Search warrants and typographical errors

R. v. Campbell 2018 NSCA 42 – police executed a search warrant at a home in Brooklyn, N.S. The respondent was subsequently charged with drug and firearm offences. The respondent challenged the validity of the search warrant. He submitted the warrant was fundamentally flawed on its face and, as such, the search undertaken of his home constituted a breach of his right under s. 8 of the Canadian Charter of Rights and Freedoms to be free from unreasonable search and seizure. He further argued that the evidence collected by virtue of the search ought to be excluded.

In challenging the warrant, the respondent did not suggest that the information contained in the Information to Obtain (ITO) did not give rise to reasonable grounds to believe evidence of an offence would be found at his residence. The sole basis of the respondent’s challenge was in relation to an error on the face of the warrant itself. He submitted this error alone was sufficient to render it invalid.
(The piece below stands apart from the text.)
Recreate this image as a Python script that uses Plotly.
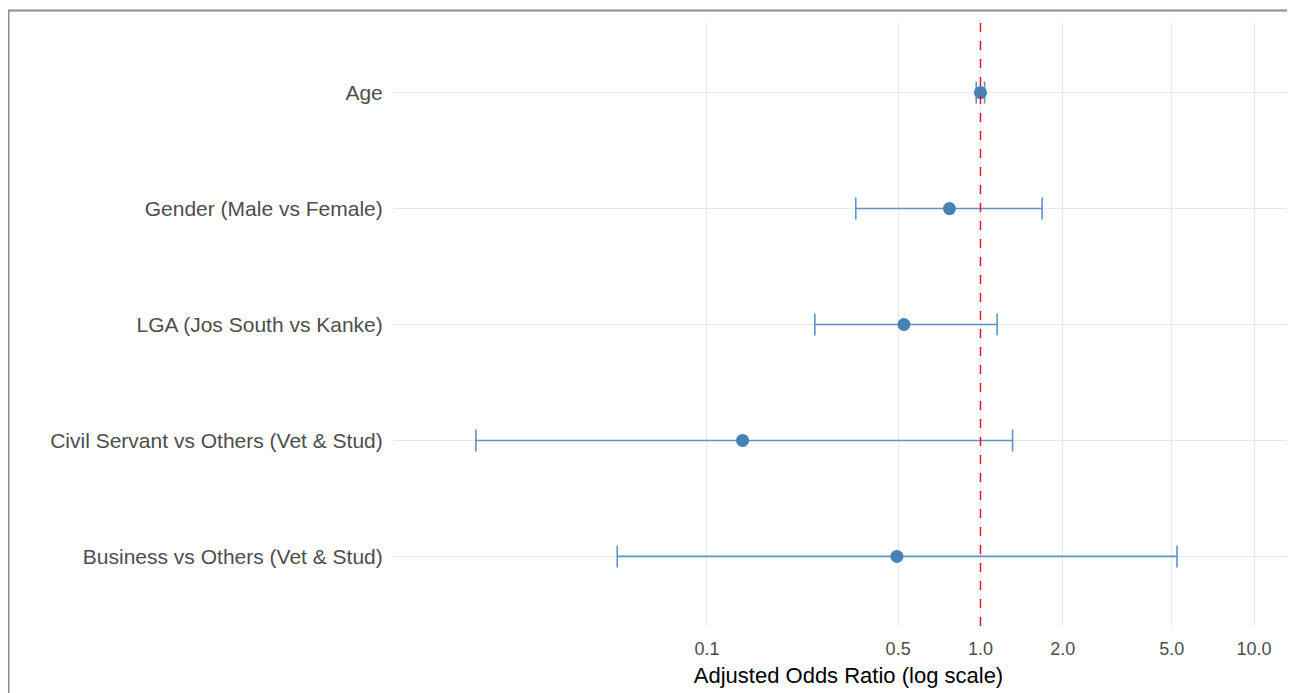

Police had responded to a call earlier in the day from the general public about a male walking down the road with a shotgun. Arriving on scene, police observed a male entering a mini-home on Gaspereau River Road, Brooklyn, N.S., carrying a firearm. Police followed him to the mini-home and arrested the man for firearm related offences. The first male was taken to the police station for further questioning. A search of the property was subsequently undertaken by three officers for public and officer safety. Cannabis plants were located in the kitchen and in a greenhouse in the backyard. Officers also found an unsecured .22 caliber rifle next to the cannabis plants in the greenhouse. The police officers left the residence and began conducting surveillance while awaiting a search warrant to be approved. During the surveillance period, a second male (the respondent) arrived and advised the officers that he lived at the mini-home. He was arrested and transported to the police station as well. The search warrant was approved by a Justice of the Peace

The error?

This warrant may be executed between the hours of 6:00 p.m. on the 7th day of May, 2016 and 9:00 p.m. on the 7th day of January, 2016.
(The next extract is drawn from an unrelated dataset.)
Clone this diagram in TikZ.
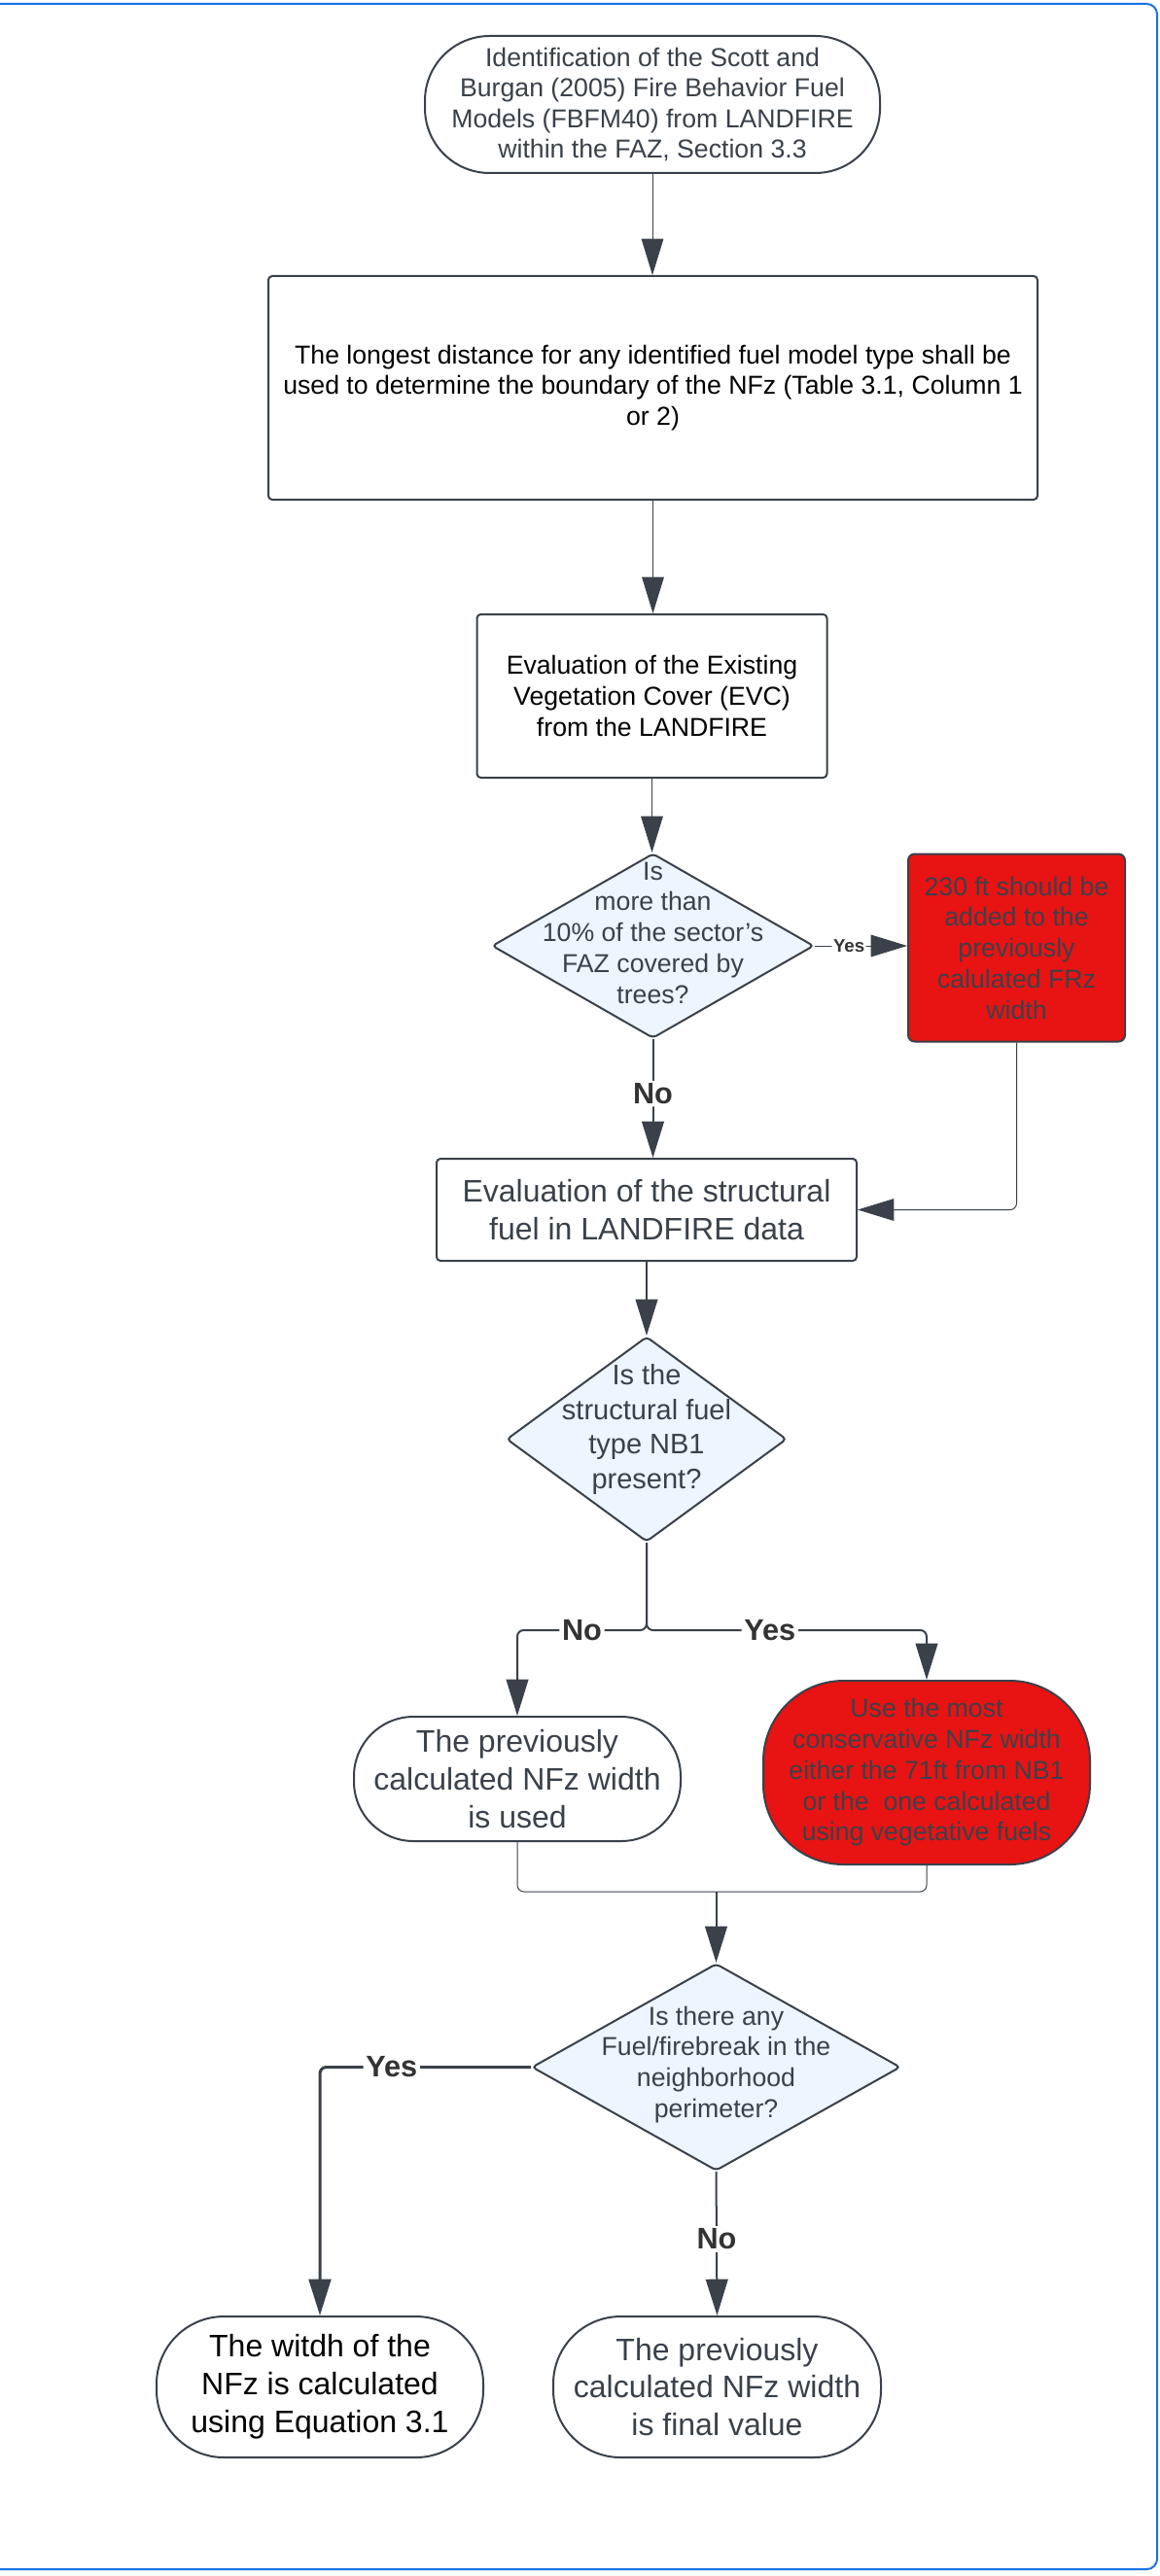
\documentclass[tikz,border=0pt]{standalone}
\usepackage{fontspec}
\setmainfont{Liberation Sans}
\usetikzlibrary{shapes.geometric, arrows.meta}

\definecolor{linegray}{HTML}{3A414A}
\definecolor{decisionblue}{HTML}{EDF5FF}
\definecolor{alertred}{HTML}{E81313}
\definecolor{pageblue}{HTML}{1A73E8}
\definecolor{labelgray}{HTML}{333333}

\begin{document}
\begin{tikzpicture}[
  x=0.75pt, y=-0.75pt, % pixel grid, y pointing down
  terminal/.style={rectangle, rounded corners=46pt, draw=linegray, line width=1.5pt, align=center, text=linegray, font=\fontsize{24}{29.2}\selectfont}, % start / end shapes
  process/.style={rectangle, rounded corners=3pt, draw=linegray, line width=1.5pt, align=center, text=black, font=\fontsize{20}{23.8}\selectfont}, % plain steps
  decision/.style={diamond, rounded corners=3pt, draw=linegray, line width=1.5pt, fill=decisionblue, inner sep=0pt}, % questions
  question/.style={align=center, text=linegray, font=\fontsize{20}{23.8}\selectfont},
  flow/.style={draw=linegray, line width=1.5pt, rounded corners=5pt, -{Triangle[length=28pt, width=17pt]}},
  thinflow/.style={flow, line width=0.75pt},
  answer/.style={fill=white, inner sep=2pt, text=labelgray, font=\bfseries\fontsize{23}{27}\selectfont} % Yes / No
]
\useasboundingbox (0,0) rectangle (1192,2650);

% Page frame
\draw[pageblue, line width=1.5pt, rounded corners=8pt] (0,4) -- (1190,4) -- (1190,2643) -- (0,2643);

% Start
\node[terminal, rounded corners=50pt, minimum width=351pt, minimum height=105.75pt, font=\fontsize{20}{23.6}\selectfont] (fbfm) at (671,107.5) {Identification of the Scott and\\Burgan (2005) Fire Behavior Fuel\\Models (FBFM40) from LANDFIRE\\within the FAZ, Section 3.3};

% Vegetation part
\node[process, minimum width=593.25pt, minimum height=172.5pt] (longest) at (671.5,399) {The longest distance for any identified fuel model type shall be\\used to determine the boundary of the NFz (Table 3.1, Column 1\\or 2)};
\node[process, minimum width=270pt, minimum height=126pt] (evc) at (670.5,716) {Evaluation of the Existing\\Vegetation Cover (EVC)\\from the LANDFIRE};
\node[decision, minimum width=248.25pt, minimum height=142.5pt,
  label={[question, yshift=10pt]center:{Is\\more than\\10\% of the sector’s\\FAZ covered by\\trees?}}] (trees) at (671.5,973) {};
\node[process, fill=alertred, text=linegray, rounded corners=5pt, minimum width=167.25pt, minimum height=144.75pt] (addft) at (1045.5,975) {230 ft should be\\added to the\\previously\\calulated FRz\\width};

% Structural fuel part
\node[process, text=linegray, minimum width=324pt, minimum height=78.75pt, font=\fontsize{24}{29.2}\selectfont] (structural) at (665,1244.5) {Evaluation of the structural\\fuel in LANDFIRE data};
\node[decision, minimum width=216pt, minimum height=158.25pt,
  label={[question, yshift=7.5pt, font=\fontsize{21.75}{26.6}\selectfont]center:{Is the\\structural fuel\\type NB1\\present?}}] (nbone) at (665,1480.5) {};
\coordinate (fork) at (665,1677);
\node[terminal, minimum width=252pt, minimum height=96pt] (prevused) at (532,1830) {The previously\\calculated NFz width\\is used};
\node[terminal, fill=alertred, rounded corners=62pt, minimum width=252pt, minimum height=141.75pt, font=\fontsize{20}{23.8}\selectfont] (conservative) at (953,1823.5) {Use the most\\conservative NFz width\\either the 71ft from NB1\\or the~ one calculated\\using vegetative fuels};

% Firebreak part
\coordinate (merge) at (736.5,1946);
\node[decision, minimum width=284.25pt, minimum height=159.75pt,
  label={[question, yshift=2pt]center:{Is there any\\Fuel/firebreak in the\\neighborhood\\perimeter?}}] (firebreak) at (736.5,2126.5) {};
\node[terminal, rounded corners=52pt, text=black, minimum width=252pt, minimum height=108.75pt] (equation) at (329,2455.5) {The witdh of the\\NFz is calculated\\using Equation 3.1};
\node[terminal, rounded corners=52pt, minimum width=252.75pt, minimum height=108.75pt] (final) at (737.5,2455.5) {The previously\\calculated NFz width\\is final value};

% Connectors
\draw[thinflow] (fbfm.south) -- (fbfm.south |- longest.north);
\draw[thinflow] (longest.south) -- (longest.south |- evc.north);
\draw[thinflow] (evc.south) -- (evc.south |- trees.north);
\draw[thinflow] (trees.east) -- node[answer, inner sep=1pt, font=\bfseries\fontsize{14}{16}\selectfont, pos=0.37] {Yes} (trees.east -| addft.west);
\draw[flow] (trees.south) -- node[answer, pos=0.46] {No} (trees.south |- structural.north);
\draw[thinflow] (addft.south) |- (structural.east);
\draw[flow] (structural.south) -- (structural.south |- nbone.north);
\draw[flow] (nbone.south) -- (fork) -| node[answer, pos=0.25] {No} (prevused.north);
\draw[flow] (nbone.south) -- (fork) -| node[answer, pos=0.22] {Yes} (conservative.north);
\draw[thinflow, -] (prevused.south) |- (merge);
\draw[thinflow, -] (conservative.south) |- (merge);
\draw[flow] (merge) -- (firebreak.north);
\draw[flow, line width=2.25pt] (firebreak.west) -| node[answer, pos=0.33] {Yes} (equation.north);
\draw[flow] (firebreak.south) -- node[answer, pos=0.47] {No} (final.north);

\end{tikzpicture}
\end{document}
Maybe a ‘cut and paste’ error, or the wording in a prior template (search warrant) not being corrected (my thoughts, not the court’s).  Of course, the question to address was, “Was this merely a typographical error, or was it a serious fundamental defect that makes the warrant invalid?”  The NSCA discussed that the trial judge was well aware that a warrant could contain a typographical error which would not impact on its presumptive validity. However, some errors went beyond such harmless errors and may be problematic. The trial judge clearly understood that some errors on the face of a warrant could be trivial and did not import into her reasoning a standard of facial perfection.
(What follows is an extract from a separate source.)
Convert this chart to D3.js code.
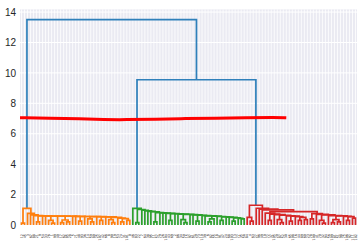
<!DOCTYPE html>
<html>
<head>
<meta charset="utf-8">
<script src="https://cdn.jsdelivr.net/npm/d3@7"></script>
<style>
  body { margin: 0; background: #fff; }
  svg { display: block; }
</style>
</head>
<body>
<div id="chart"></div>
<script>
// merge heights read off the picture; leaf = 0, node = [height, left, right]
// chains: each step merges [height, piece] with everything to its right
const orangeSteps = [
  [1.09, [0.12, 0, 0]], [0.77, 0], [0.67, 0], [0.62, 0], [0.6, [0.2, 0, 0]],
  [0.6, 0], [0.59, 0], [0.59, [0.3, 0, [0.12, 0, 0]]], [0.58, 0],
  [0.58, [0.33, [0.15, 0, 0], [0.2, 0, 0]]], [0.57, 0], [0.57, 0],
  [0.56, [0.25, 0, 0]], [0.56, 0], [0.55, [0.4, 0, [0.2, 0, 0]]], [0.55, 0],
  [0.54, [0.3, 0, 0]], [0.53, 0], [0.5, [0.35, 0, [0.15, 0, 0]]], [0.45, 0],
  [0.42, [0.2, 0, 0]]
]
const orangeLast = [0.3, 0, 0]

const greenSteps = [
  [1.09, 0], [1.02, [0.15, 0, 0]], [0.97, 0], [0.93, 0], [0.9, 0], [0.87, 0],
  [0.82, [0.2, 0, 0]], [0.8, 0], [0.78, 0], [0.77, 0], [0.75, [0.3, 0, 0]],
  [0.74, 0], [0.72, 0], [0.7, [0.35, 0, [0.15, 0, 0]]], [0.68, 0], [0.66, 0],
  [0.64, [0.25, 0, 0]], [0.62, 0], [0.6, 0], [0.58, [0.4, [0.2, 0, 0], 0]],
  [0.56, 0], [0.54, [0.3, 0, 0]], [0.52, 0], [0.5, 0], [0.47, [0.25, 0, 0]],
  [0.44, 0]
]
const greenLast = [0.4, 0, 0]

const redSteps = [[1.3, [0.5, 0, [0.25, 0, 0]]], [1.1, 0], [1.04, 0], [1.0, 0]]
const redSplit = 0.88
const redASteps = [
  [0.78, 0], [0.72, [0.3, 0, 0]], [0.68, 0], [0.64, [0.35, 0, [0.15, 0, 0]]],
  [0.6, 0], [0.58, [0.25, 0, 0]], [0.55, 0], [0.5, [0.3, 0, 0]]
]
const redALast = [0.35, 0, 0]
const redBSteps = [
  [0.75, [0.4, 0, 0]], [0.7, 0], [0.66, [0.3, 0, [0.12, 0, 0]]], [0.62, 0],
  [0.6, [0.35, [0.15, 0, 0], [0.2, 0, 0]]], [0.57, 0], [0.55, [0.3, 0, 0]]
]
const redBLast = [0.45, 0, 0]

const topMerge = 13.5
const midMerge = 9.55

const leafLabels = [
  12, 45, 3, 67, 88, 21, 9, 54, 33, 76, 1, 99, 40, 17, 62, 85, 28, 5, 71, 48,
  93, 36, 14, 59, 80, 25, 107, 42, 66, 8, 90, 19, 53, 74, 31, 101, 0,
  46, 83, 22, 7, 64, 38, 95, 11, 57, 79, 26, 104, 43, 69, 2, 86, 34, 50, 15,
  97, 61, 29, 73, 110, 39, 6, 82, 55, 18, 91, 47, 24, 68, 103, 13, 77, 35, 58,
  84, 4, 63, 27, 96, 49, 10, 72, 37, 105, 20, 87, 52, 30, 65, 108, 16, 44, 89,
  60, 23, 78, 100, 41, 70, 32, 94, 56, 109, 81, 51, 98, 75, 106, 92, 111, 102
]

const yTicks = [0, 2, 4, 6, 8, 10, 12, 14]

// the wavy red cut line: [x in leaf units, height]
const cutX = [0, 100, 200, 280, 350, 450, 550, 650, 750, 850, 885]
const cutY = [7.05, 7.03, 6.98, 6.93, 6.92, 6.96, 7.0, 7.02, 7.05, 7.07, 7.05]

const colors = { above: "#2f80ba", orange: "#ff7f0e", green: "#2ca02c", red: "#d62728" }

// ---------------------------------------------------------------

const width = 362
const height = 245
const margin = { top: 9.4, left: 20, right: 5, bottom: 20 }

function chain(steps, last) {
  let node = last
  for (let i = steps.length - 1; i >= 0; i--) node = [steps[i][0], steps[i][1], node]
  return node
}

const orangeTree = chain(orangeSteps, orangeLast)
const greenTree = chain(greenSteps, greenLast)
const redTree = chain(redSteps, [redSplit, chain(redASteps, redALast), chain(redBSteps, redBLast)])
const root = [topMerge, orangeTree, [midMerge, greenTree, redTree]]

const nLeaves = leafLabels.length

const x = d3.scaleLinear().domain([0, 10 * nLeaves]).range([margin.left, width - margin.right])
const y = d3.scaleLinear().domain([0, topMerge * 1.05]).range([height - margin.bottom, margin.top])

let leafCount = 0
const leaves = []
function layout(n) {
  if (n === 0) {
    const p = { x: x(10 * leafCount + 5), y: y(0), label: leafLabels[leafCount] }
    leafCount++
    leaves.push(p)
    return p
  }
  const a = layout(n[1])
  const b = layout(n[2])
  return { x: (a.x + b.x) / 2, y: y(n[0]), a, b }
}
const tree = layout(root)

const links = []
function collect(n, color) {
  if (!n.a) return
  links.push({ n, color })
  collect(n.a, color)
  collect(n.b, color)
}
links.push({ n: tree, color: colors.above })
links.push({ n: tree.b, color: colors.above })
collect(tree.a, colors.orange)
collect(tree.b.a, colors.green)
collect(tree.b.b, colors.red)

const svg = d3.select("#chart").append("svg")
  .attr("width", width)
  .attr("height", height)

// dark grid background
svg.append("rect")
  .attr("x", margin.left)
  .attr("y", margin.top)
  .attr("width", width - margin.left - margin.right)
  .attr("height", height - margin.top - margin.bottom)
  .attr("fill", "#eaeaf2")

svg.selectAll(".hgrid")
  .data(yTicks)
  .enter().append("line")
  .attr("x1", margin.left)
  .attr("x2", width - margin.right)
  .attr("y1", d => y(d))
  .attr("y2", d => y(d))
  .attr("stroke", "#fff")
  .attr("stroke-width", 1)

svg.selectAll(".vgrid")
  .data(leaves)
  .enter().append("line")
  .attr("x1", d => d.x)
  .attr("x2", d => d.x)
  .attr("y1", margin.top)
  .attr("y2", height - margin.bottom)
  .attr("stroke", "#fff")
  .attr("stroke-width", 0.8)

// y axis labels only, no ticks
const yAxis = svg.append("g")
  .attr("transform", `translate(${margin.left},0)`)
  .call(d3.axisLeft(y).tickValues(yTicks).tickSize(0).tickPadding(4).tickFormat(d3.format("d")))
yAxis.select(".domain").remove()
yAxis.selectAll("text")
  .attr("font-family", "Liberation Sans, Arial, sans-serif")
  .attr("font-size", 10)
  .attr("fill", "#262626")

// leaf labels, rotated like scipy does
svg.selectAll(".leaf")
  .data(leaves)
  .enter().append("text")
  .attr("transform", d => `translate(${d.x},${height - margin.bottom + 9}) rotate(-90)`)
  .attr("text-anchor", "end")
  .attr("dy", "0.35em")
  .attr("font-family", "DejaVu Sans, sans-serif")
  .attr("font-size", 3.4)
  .attr("fill", "#262626")
  .text(d => d.label)

// dendrogram links
svg.selectAll(".link")
  .data(links)
  .enter().append("path")
  .attr("d", d => `M${d.n.a.x},${d.n.a.y}V${d.n.y}H${d.n.b.x}V${d.n.b.y}`)
  .attr("fill", "none")
  .attr("stroke", d => d.color)
  .attr("stroke-width", 1.7)

// cut line
const cutLine = d3.line()
  .x(d => x(d[0]))
  .y(d => y(d[1]))
  .curve(d3.curveBasis)

svg.append("path")
  .datum(cutX.map((v, i) => [v, cutY[i]]))
  .attr("d", cutLine)
  .attr("fill", "none")
  .attr("stroke", "#ff0000")
  .attr("stroke-width", 3)
</script>
</body>
</html>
Where a search warrant appears regular and valid on its face, issued by the proper justice, it represents, until quashed by subsequent proceedings, full authority to the officer in entering, searching and detaining goods according to its terms and directions. The search warrant should, on its face, appear to be issued in the form prescribed by the statute, and issued by the proper court officer, in order to the officer to act upon it. The executing officer will then be justified in carrying out its mandate even though the information may have been legally insufficient to authorize the issuing of the search warrant, and even though the search warrant might be set aside if an application is made (cited from Fontana and Keeshan in The Law of Search & Seizure in Canada, 8th ed. at page 61).

At para. 36 in Campbell:

Implicit …..is the expectation that an executing officer should assure him or herself that they are about to act in accordance with the terms of the warrant. That necessitates that they read it. Here, the warrant was not “regular” on its face — it contained an obvious error with respect to the time frame for execution. It was well within the purview of the trial judge to infer either that the obvious error was not noted by police, or conversely, they acted on it notwithstanding the error. No evidence was offered to explain why or how the police acted in the face of an obvious error on the warrant.

Due to the negligence of the police in obtaining and executing the search warrant, the resulting grow op and firearms evidence was excluded.